Homegoing is the story of two half-sisters, Effia and Esi, born into different villages in eighteenth-century Ghana. Effia is married off to an Englishman and will live in comfort in the palatial rooms of Cape Coast Castle, raising children who will be sent abroad to be educated before returning to the Gold Coast to serve as administrators of the empire. Esi, imprisoned beneath Effia in the Castle’s women’s dungeon and then shipped off on a boat bound for America, will be sold into slavery. Homegoing stretches from the wars of Ghana to slavery and the Civil War in America, from the coal mines in the American South to the Great Migration and twentieth-century Harlem. A powerful and emotional American novel about race and history, this is truly a book for our times.
Born in Ghana and raised in Huntsville, Alabama, Gyasi is a graduate of the Iowa Writer’s Workshop and lives in Berkeley, California.
Ayanna Pressley is the first African American woman that Massachusetts elected to the U.S. House of Representatives.
Ayanna Pressley is an advocate, a policy-maker, an activist, and survivor. Her election to the Boston City Council in 2009 marked the first time a woman of color was elected to the Council in its 100-year history. This laid the foundation for Ayanna’s groundbreaking work, with which she has consistently strived to improve the lives of people that have too often been left behind.
Raised in Chicago as the only child of an activist mother who instilled in her the value of civic participation, Ayanna understands the role that government should play in helping to lift up communities that are in need of the most help.
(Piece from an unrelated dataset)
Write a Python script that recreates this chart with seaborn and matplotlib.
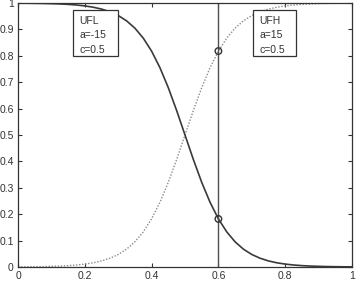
import matplotlib
matplotlib.use("Agg")
import matplotlib.pyplot as plt
from matplotlib.patches import Rectangle
import seaborn as sns
import pandas as pd

x_vals = [0.0, 0.025, 0.05, 0.075, 0.1, 0.125, 0.15, 0.175, 0.2, 0.225, 0.25, 0.275,
          0.3, 0.325, 0.35, 0.375, 0.4, 0.425, 0.45, 0.475, 0.5, 0.525, 0.55, 0.575,
          0.6, 0.625, 0.65, 0.675, 0.7, 0.725, 0.75, 0.775, 0.8, 0.825, 0.85, 0.875,
          0.9, 0.925, 0.95, 0.975, 1.0]
ufl_vals = [0.9994, 0.9992, 0.9988, 0.9983, 0.9975, 0.9964, 0.9948, 0.9924, 0.9890,
            0.9841, 0.9770, 0.9669, 0.9526, 0.9325, 0.9047, 0.8670, 0.8176, 0.7549,
            0.6792, 0.5927, 0.5000, 0.4073, 0.3208, 0.2451, 0.1824, 0.1330, 0.0953,
            0.0675, 0.0474, 0.0331, 0.0230, 0.0159, 0.0110, 0.0076, 0.0052, 0.0036,
            0.0025, 0.0017, 0.0012, 0.0008, 0.0006]
ufh_vals = [0.0006, 0.0008, 0.0012, 0.0017, 0.0025, 0.0036, 0.0052, 0.0076, 0.0110,
            0.0159, 0.0230, 0.0331, 0.0474, 0.0675, 0.0953, 0.1330, 0.1824, 0.2451,
            0.3208, 0.4073, 0.5000, 0.5927, 0.6792, 0.7549, 0.8176, 0.8670, 0.9047,
            0.9325, 0.9526, 0.9669, 0.9770, 0.9841, 0.9890, 0.9924, 0.9948, 0.9964,
            0.9975, 0.9983, 0.9988, 0.9992, 0.9994]
cut_x = 0.6
marker_y = [0.818, 0.182]
x_ticks = [0, 0.2, 0.4, 0.6, 0.8, 1]
x_labels = ["0", "0.2", "0.4", "0.6", "0.8", "1"]
y_ticks = [0, 0.1, 0.2, 0.3, 0.4, 0.5, 0.6, 0.7, 0.8, 0.9, 1]
y_labels = ["0", "0.1", "0.2", "0.3", "0.4", "0.5", "0.6", "0.7", "0.8", "0.9", "1"]
ufl_lines = ["UFL", "a=-15", "c=0.5"]
ufh_lines = ["UFH", "a=15", "c=0.5"]

sns.set_style("ticks")
plt.rcParams["font.family"] = ["Liberation Sans", "DejaVu Sans"]

df = pd.DataFrame({"x": x_vals, "ufl": ufl_vals, "ufh": ufh_vals})

fig = plt.figure(figsize=(3.61, 2.92), dpi=100)
ax = fig.add_axes([18/361, 25/292, 334/361, 264/292])

sns.lineplot(data=df, x="x", y="ufh", ax=ax, color="#8a8a8a", linewidth=1.0,
             linestyle=(0, (1, 1.2)))
sns.lineplot(data=df, x="x", y="ufl", ax=ax, color="#3a3a3a", linewidth=1.2)
ax.axvline(cut_x, color="#505050", linewidth=1.0)
sns.scatterplot(x=[cut_x]*len(marker_y), y=marker_y, ax=ax, s=22, marker="o",
                facecolor="none", edgecolor="#333333", linewidth=1.0, zorder=5)

ax.set_xlim(0, 1)
ax.set_ylim(0, 1)
ax.set_xticks(x_ticks)
ax.set_xticklabels(x_labels)
ax.set_yticks(y_ticks)
ax.set_yticklabels(y_labels)
ax.set_xlabel("")
ax.set_ylabel("")
ax.tick_params(direction="in", top=True, right=True, length=3, width=0.8,
               labelsize=7.5, colors="#333333", pad=3)
for sp in ax.spines.values():
    sp.set_visible(True)
    sp.set_color("#333333")
    sp.set_linewidth(0.9)

line_y = [0.920, 0.866, 0.811]
for (bx0, bx1, tx, lines) in [(0.164, 0.300, 0.183, ufl_lines),
                              (0.704, 0.833, 0.722, ufh_lines)]:
    ax.add_patch(Rectangle((bx0, 0.799), bx1 - bx0, 0.973 - 0.799,
                           transform=ax.transAxes, facecolor="white",
                           edgecolor="#333333", linewidth=0.9, zorder=6))
    for ly, s in zip(line_y, lines):
        ax.text(tx, ly, s, fontsize=7.5, color="#333333", va="baseline", ha="left",
                transform=ax.transAxes, zorder=7)

fig.savefig("out.png", dpi=100)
After her election to the Council in 2009, she successfully pursued the establishment of the Committee on Healthy Women, Families, and Communities. The Committee addresses causes that Ayanna has always been most devoted to: stabilizing families and communities, reducing and preventing violence and trauma, combating poverty, and addressing issues that disproportionately impact women and girls.
Ayanna is intentional about engaging community voices in leading and informing policy by making sure they have a seat at the table.
Ayanna’s legislative achievements resulted in her being the top vote-getter in three consecutive elections, making her the first woman in 30 years to achieve this distinction and the first person of color to top the ticket.
In 2016, Ayanna was named one of The New York Times 14 Young Democrats to Watch. In 2015, she earned the EMILY’s List Rising Star Award and was named one of Boston Magazine’s 50 Most Powerful People. In 2014, the Greater Boston Chamber of Commerce named her as one of their Ten Outstanding Young Leaders, and the Victim Rights Law Center presented her with their Leadership Award. She is also an Aspen-Rodel Fellow in Public Leadership, Class of 2012.
Ayanna lives in the Ashmont/Adams neighborhood of Dorchester with her husband Conan Harris, nine-year-old stepdaughter Cora, and cat Sojourner Truth.